I’m not exactly sure why so many people were up in arms about this pending execution in the first place. We should be dancing in the streets the fucking moment the lights begin to flicker. Sure, he renounced gang life in his final years and even authored award-winning children’s books helping to undermine gang activity on the streets. During Williams' 24 years on death row, a Swiss legislator, college professors and others nominated him for the Nobel Prizes in peace and literature. So fucking what? What do the Swiss know unless it involves clocks or chocolate? There’s a reason why Hitler rolled over the Alps first. Tookie, however, has never apologized, admitted, or shown the slightest remorse for the four people he brutally murdered 24 years ago. Maybe he really was super pissed at having been shorted on his 'Big Gulp' or finding Dim Sum stains on his bed sheets...whatever, four people (and probably hundreds more), are dead as a result.
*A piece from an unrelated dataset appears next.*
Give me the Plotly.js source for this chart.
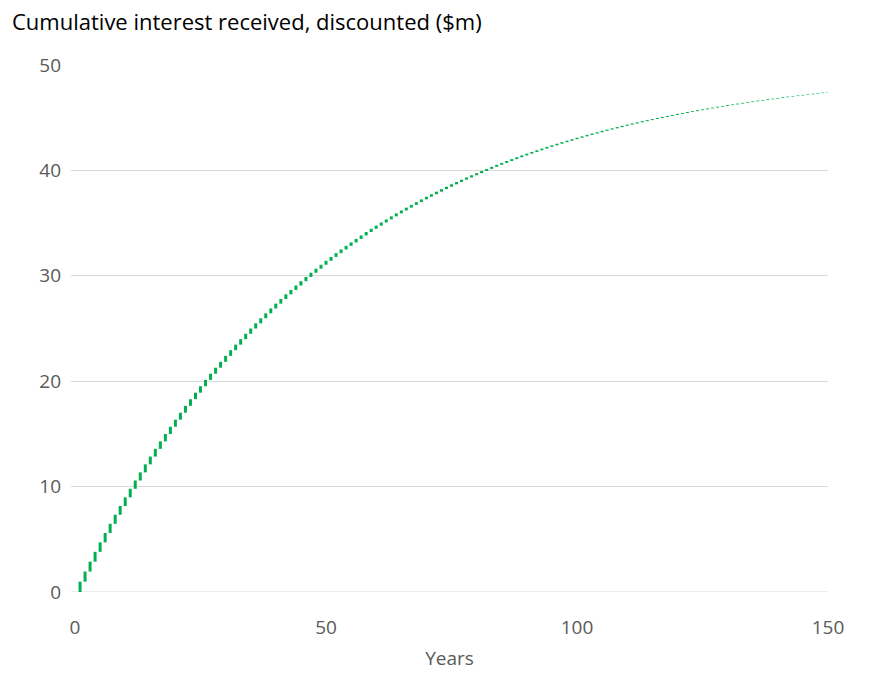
<!DOCTYPE html>
<html>
<head>
<meta charset="utf-8">
<script src="https://cdn.plot.ly/plotly-3.0.1.min.js"></script>
<style>html,body{margin:0;padding:0;background:#fff;}#chart{width:876px;height:694px;}</style>
</head>
<body>
<div id="chart"></div>
<script>
// Years 1..150
const years = Array.from({length: 150}, (_, i) => i + 1);
// Cumulative interest received, discounted ($m)
const cumulative = [
  0.98, 1.94, 2.88, 3.81, 4.71, 5.60, 6.47, 7.33, 8.16, 8.98,
  9.79, 10.58, 11.35, 12.11, 12.85, 13.58, 14.29, 14.99, 15.68, 16.35,
  17.01, 17.66, 18.29, 18.91, 19.52, 20.12, 20.71, 21.28, 21.84, 22.40,
  22.94, 23.47, 23.99, 24.50, 25.00, 25.49, 25.97, 26.44, 26.90, 27.36,
  27.80, 28.24, 28.66, 29.08, 29.49, 29.89, 30.29, 30.67, 31.05, 31.42,
  31.79, 32.15, 32.50, 32.84, 33.17, 33.50, 33.83, 34.15, 34.46, 34.76,
  35.06, 35.35, 35.64, 35.92, 36.20, 36.47, 36.73, 36.99, 37.25, 37.50,
  37.74, 37.98, 38.22, 38.45, 38.68, 38.90, 39.12, 39.33, 39.54, 39.74,
  39.95, 40.14, 40.34, 40.53, 40.71, 40.89, 41.07, 41.25, 41.42, 41.59,
  41.75, 41.91, 42.07, 42.23, 42.38, 42.53, 42.68, 42.82, 42.96, 43.10,
  43.23, 43.37, 43.50, 43.62, 43.75, 43.87, 43.99, 44.11, 44.23, 44.34,
  44.45, 44.56, 44.67, 44.77, 44.87, 44.97, 45.07, 45.17, 45.26, 45.36,
  45.45, 45.54, 45.62, 45.71, 45.79, 45.88, 45.96, 46.04, 46.11, 46.19,
  46.26, 46.34, 46.41, 46.48, 46.55, 46.62, 46.68, 46.75, 46.81, 46.87,
  46.94, 47.00, 47.05, 47.11, 47.17, 47.22, 47.28, 47.33, 47.38, 47.44
];
const xTicks = [0, 50, 100, 150];
const yTicks = [0, 10, 20, 30, 40, 50];

// Each year drawn as a short vertical step from previous cumulative value to current one
const segX = [], segY = [];
for (let i = 0; i < years.length; i++) {
  const prev = i === 0 ? 0 : cumulative[i - 1];
  segX.push(years[i], years[i], null);
  segY.push(prev, cumulative[i], null);
}

const trace = {
  x: segX, y: segY, type: 'scatter', mode: 'lines',
  line: {color: '#00B050', width: 3},
  connectgaps: false, hoverinfo: 'skip', showlegend: false
};

const tickFont = {family: 'Open Sans, sans-serif', size: 19, color: '#595959'};
const layout = {
  width: 876, height: 694,
  paper_bgcolor: '#fff', plot_bgcolor: '#fff',
  margin: {l: 71, r: 48, t: 65, b: 102},
  title: {
    text: 'Cumulative interest received, discounted ($m)',
    font: {family: 'Open Sans, sans-serif', size: 22, color: '#000'},
    xref: 'container', yref: 'container',
    x: 12/876, xanchor: 'left', y: 1 - 22/694, yanchor: 'middle'
  },
  xaxis: {
    range: [-0.8, 150], tickvals: xTicks, ticktext: xTicks.map(String),
    showgrid: false, zeroline: false, showline: false, ticks: '',
    tickfont: tickFont, ticklabelstandoff: 22,
    title: {text: 'Years', font: tickFont, standoff: 12}
  },
  yaxis: {
    range: [0, 50], tickvals: yTicks, ticktext: yTicks.map(String),
    showgrid: true, gridcolor: '#d9d9d9', gridwidth: 1,
    zeroline: false, showline: false, ticks: '',
    tickfont: tickFont, ticklabelstandoff: 9
  },
  shapes: [
    {type: 'line', xref: 'paper', yref: 'y', x0: 0, x1: 1, y0: 0, y1: 0, line: {color: '#d9d9d9', width: 1}, layer: 'below'}
  ]
};

Plotly.newPlot('chart', [trace], layout, {displayModeBar: false, staticPlot: true});
</script>
</body>
</html>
I don’t care if he’s spent the last 20 years tatting doilies at the local seniors retirement home or helping to rehabilitate orphaned baby seals…FRY HIS ASS!

I have no such qualms with the old “an eye for an eye” philosophy of judicial retribution. If I had my way, I’d have him castrated live on pay-per-view and have him fed to wild boars. At the very least, knowing California, have him locked away in a room with a loaded Colt. 45 and a non-stop Jerry Springer feed on television. Shit, why not enrich the whole experience and just auction off the task of spiking Tookie’s vein in the final minutes to the highest bidder on Ebay? It's high time that we as a society went all 'Colors' on his black ass anyways.